She is pain, warmth, doom, sweetness itself.
She is Queen Ka.
Elkahna Talbi first came to my attention when she played the role of Maha in the play II - Deux which premiered at Le Théâtre de la vieille 17 last year. She was cast as a forty-ish Muslim immigrant who had married a Canadian cop, a man older than her by a decade or so.
She looked and sounded impeccable in that role - luminous, really. She conquered the audience with her capacity for expressing the complexity of emotions that a woman would feel, given the precarious conditions that assailed Maha. (The Saskatchewan playwright Mansel Robinson's play was translated by Jean-Marc Dalpé.)
Last Friday the Fourth Stage of the NAC welcomed her back to Ottawa, in a dynamic one-woman performance of spoken word. It was an absolutely fabulous event.
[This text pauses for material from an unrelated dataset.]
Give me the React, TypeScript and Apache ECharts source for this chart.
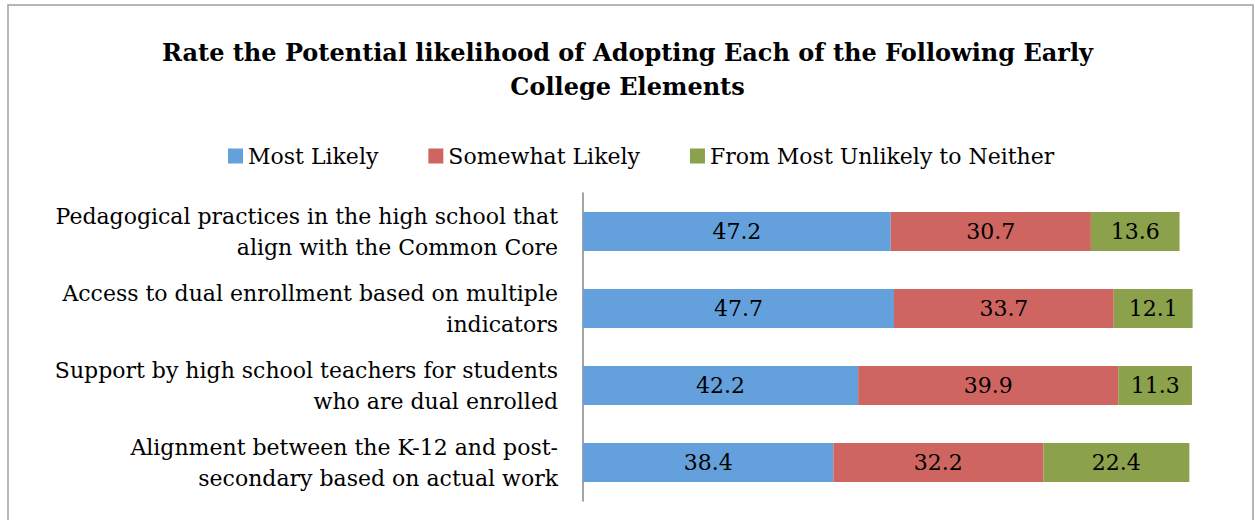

Incandescent, as Queen Ka can be when she melds poetry and movement, accompanied by edgy live electronic music. Imagine Philip Glass anti-melody, mashed up with a politically judicious and vivacious Maghrebian fireball who takes no prisoners. Unless you surrender yourself to the verb and flow of her words.
If Newfoundlander motor-mouth Rick Mercer were an ebullient second-generation Tunisian-Canadian slam poet, he would be Queen Ka.